DATA SECTION:
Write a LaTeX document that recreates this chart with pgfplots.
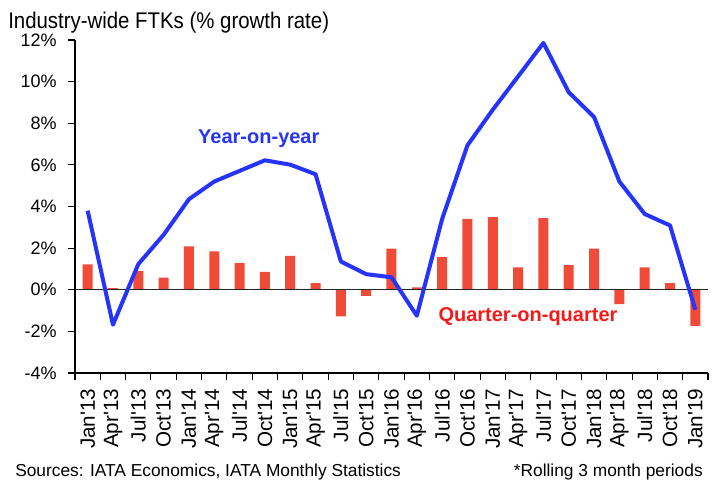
\documentclass[border=0pt]{standalone}
\usepackage{fontspec}
\setmainfont{Liberation Sans}
\newfontfamily\titlefont[FakeStretch=0.9]{Liberation Sans}
\usepackage{pgfplots}
\pgfplotsset{compat=1.18}
\definecolor{barred}{RGB}{240,74,56}
\definecolor{lineblue}{RGB}{38,52,250}
\definecolor{qred}{RGB}{245,25,25}

\begin{document}
\begin{tikzpicture}
\useasboundingbox (-56.25pt,-84pt) rectangle (482.25pt,279.75pt);
\begin{axis}[
 at={(0,0)}, anchor=south west,
 scale only axis, width=474.75pt, height=249.75pt,
 xmin=-0.5, xmax=24.5, ymin=-4, ymax=12,
 axis x line*=bottom, axis y line*=left,
 axis line style={-, black, line width=0.9pt},
 xtick={0,...,24},
 xticklabels={Jan\textquotesingle13,Apr\textquotesingle13,Jul\textquotesingle13,Oct\textquotesingle13,
  Jan\textquotesingle14,Apr\textquotesingle14,Jul\textquotesingle14,Oct\textquotesingle14,
  Jan\textquotesingle15,Apr\textquotesingle15,Jul\textquotesingle15,Oct\textquotesingle15,
  Jan\textquotesingle16,Apr\textquotesingle16,Jul\textquotesingle16,Oct\textquotesingle16,
  Jan\textquotesingle17,Apr\textquotesingle17,Jul\textquotesingle17,Oct\textquotesingle17,
  Jan\textquotesingle18,Apr\textquotesingle18,Jul\textquotesingle18,Oct\textquotesingle18,
  Jan\textquotesingle19},
 major x tick style={draw=none},
 minor xtick={-0.5,0.5,...,24.5},
 x tick label style={rotate=90, anchor=east, font=\fontsize{15.5}{15.5}\selectfont},
 xticklabel shift=3pt,
 ytick={-4,-2,...,12},
 yticklabels={-4\%,-2\%,0\%,2\%,4\%,6\%,8\%,10\%,12\%},
 y tick label style={font=\fontsize{13.5}{13.5}\selectfont},
 yticklabel shift=5pt,
 tick align=outside,
 major tick length=5.25pt, minor tick length=5.25pt,
 tick style={black, line width=0.8pt},
 /pgf/number format/assume math mode=true,
 clip=false,
]
\addplot[ybar, bar width=7.5pt, fill=barred, draw=none] coordinates {
(0,1.22) (1,0.08) (2,0.90) (3,0.58) (4,2.08) (5,1.84) (6,1.28) (7,0.86)
(8,1.63) (9,0.32) (10,-1.28) (11,-0.29) (12,1.98) (13,0.11) (14,1.57) (15,3.40)
(16,3.49) (17,1.07) (18,3.44) (19,1.18) (20,1.98) (21,-0.69) (22,1.07) (23,0.32) (24,-1.73)
};
\draw[black!85, line width=1pt] (axis cs:-0.5,0) -- (axis cs:24.5,0);
\addplot[lineblue, line width=3pt, line join=round, mark=none] coordinates {
(0,3.80) (1,-1.68) (2,1.23) (3,2.64) (4,4.35) (5,5.20) (6,5.71) (7,6.22)
(8,6.01) (9,5.55) (10,1.36) (11,0.75) (12,0.60) (13,-1.25) (14,3.40) (15,6.94)
(16,8.65) (17,10.25) (18,11.86) (19,9.49) (20,8.30) (21,5.20) (22,3.64) (23,3.09) (24,-0.96)
};
\node[font=\bfseries\fontsize{15}{15}\selectfont, text=lineblue] at (axis cs:6.76,7.26) {Year-on-year};
\node[font=\bfseries\fontsize{15}{15}\selectfont, text=qred] at (axis cs:17.39,-1.3) {Quarter-on-quarter};
\end{axis}
\node[anchor=base west, inner sep=0pt, font=\titlefont\fontsize{17}{17}\selectfont] at (-50.25pt,258pt) {Industry-wide FTKs (\% growth rate)};
\node[anchor=base west, inner sep=0pt, font=\fontsize{13}{13}\selectfont] at (-45pt,-77.5pt) {Sources: IATA Economics, IATA Monthly Statistics};
\node[anchor=base east, inner sep=0pt, font=\fontsize{13}{13}\selectfont] at (471pt,-77.5pt) {*Rolling 3 month periods};
\end{tikzpicture}
\end{document}
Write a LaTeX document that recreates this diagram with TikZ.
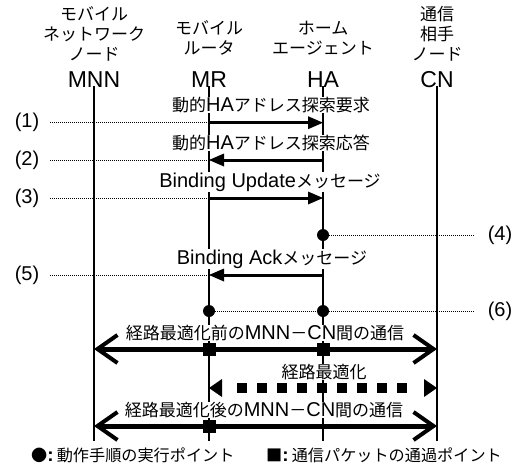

STATED EXERCISE: Each entry gets copied exactly; the pictures stay out.

REPLY TO THE EXERCISE:
Write a LaTeX document that recreates this chart with pgfplots.
\documentclass[border=0pt]{standalone}
\usepackage{fontspec}
\setmainfont{Liberation Sans}
\newfontfamily\titlefont[FakeStretch=0.9]{Liberation Sans}
\usepackage{pgfplots}
\pgfplotsset{compat=1.18}
\definecolor{barred}{RGB}{240,74,56}
\definecolor{lineblue}{RGB}{38,52,250}
\definecolor{qred}{RGB}{245,25,25}

\begin{document}
\begin{tikzpicture}
\useasboundingbox (-56.25pt,-84pt) rectangle (482.25pt,279.75pt);
\begin{axis}[
 at={(0,0)}, anchor=south west,
 scale only axis, width=474.75pt, height=249.75pt,
 xmin=-0.5, xmax=24.5, ymin=-4, ymax=12,
 axis x line*=bottom, axis y line*=left,
 axis line style={-, black, line width=0.9pt},
 xtick={0,...,24},
 xticklabels={Jan\textquotesingle13,Apr\textquotesingle13,Jul\textquotesingle13,Oct\textquotesingle13,
  Jan\textquotesingle14,Apr\textquotesingle14,Jul\textquotesingle14,Oct\textquotesingle14,
  Jan\textquotesingle15,Apr\textquotesingle15,Jul\textquotesingle15,Oct\textquotesingle15,
  Jan\textquotesingle16,Apr\textquotesingle16,Jul\textquotesingle16,Oct\textquotesingle16,
  Jan\textquotesingle17,Apr\textquotesingle17,Jul\textquotesingle17,Oct\textquotesingle17,
  Jan\textquotesingle18,Apr\textquotesingle18,Jul\textquotesingle18,Oct\textquotesingle18,
  Jan\textquotesingle19},
 major x tick style={draw=none},
 minor xtick={-0.5,0.5,...,24.5},
 x tick label style={rotate=90, anchor=east, font=\fontsize{15.5}{15.5}\selectfont},
 xticklabel shift=3pt,
 ytick={-4,-2,...,12},
 yticklabels={-4\%,-2\%,0\%,2\%,4\%,6\%,8\%,10\%,12\%},
 y tick label style={font=\fontsize{13.5}{13.5}\selectfont},
 yticklabel shift=5pt,
 tick align=outside,
 major tick length=5.25pt, minor tick length=5.25pt,
 tick style={black, line width=0.8pt},
 /pgf/number format/assume math mode=true,
 clip=false,
]
\addplot[ybar, bar width=7.5pt, fill=barred, draw=none] coordinates {
(0,1.22) (1,0.08) (2,0.90) (3,0.58) (4,2.08) (5,1.84) (6,1.28) (7,0.86)
(8,1.63) (9,0.32) (10,-1.28) (11,-0.29) (12,1.98) (13,0.11) (14,1.57) (15,3.40)
(16,3.49) (17,1.07) (18,3.44) (19,1.18) (20,1.98) (21,-0.69) (22,1.07) (23,0.32) (24,-1.73)
};
\draw[black!85, line width=1pt] (axis cs:-0.5,0) -- (axis cs:24.5,0);
\addplot[lineblue, line width=3pt, line join=round, mark=none] coordinates {
(0,3.80) (1,-1.68) (2,1.23) (3,2.64) (4,4.35) (5,5.20) (6,5.71) (7,6.22)
(8,6.01) (9,5.55) (10,1.36) (11,0.75) (12,0.60) (13,-1.25) (14,3.40) (15,6.94)
(16,8.65) (17,10.25) (18,11.86) (19,9.49) (20,8.30) (21,5.20) (22,3.64) (23,3.09) (24,-0.96)
};
\node[font=\bfseries\fontsize{15}{15}\selectfont, text=lineblue] at (axis cs:6.76,7.26) {Year-on-year};
\node[font=\bfseries\fontsize{15}{15}\selectfont, text=qred] at (axis cs:17.39,-1.3) {Quarter-on-quarter};
\end{axis}
\node[anchor=base west, inner sep=0pt, font=\titlefont\fontsize{17}{17}\selectfont] at (-50.25pt,258pt) {Industry-wide FTKs (\% growth rate)};
\node[anchor=base west, inner sep=0pt, font=\fontsize{13}{13}\selectfont] at (-45pt,-77.5pt) {Sources: IATA Economics, IATA Monthly Statistics};
\node[anchor=base east, inner sep=0pt, font=\fontsize{13}{13}\selectfont] at (471pt,-77.5pt) {*Rolling 3 month periods};
\end{tikzpicture}
\end{document}
Write a LaTeX document that recreates this diagram with TikZ.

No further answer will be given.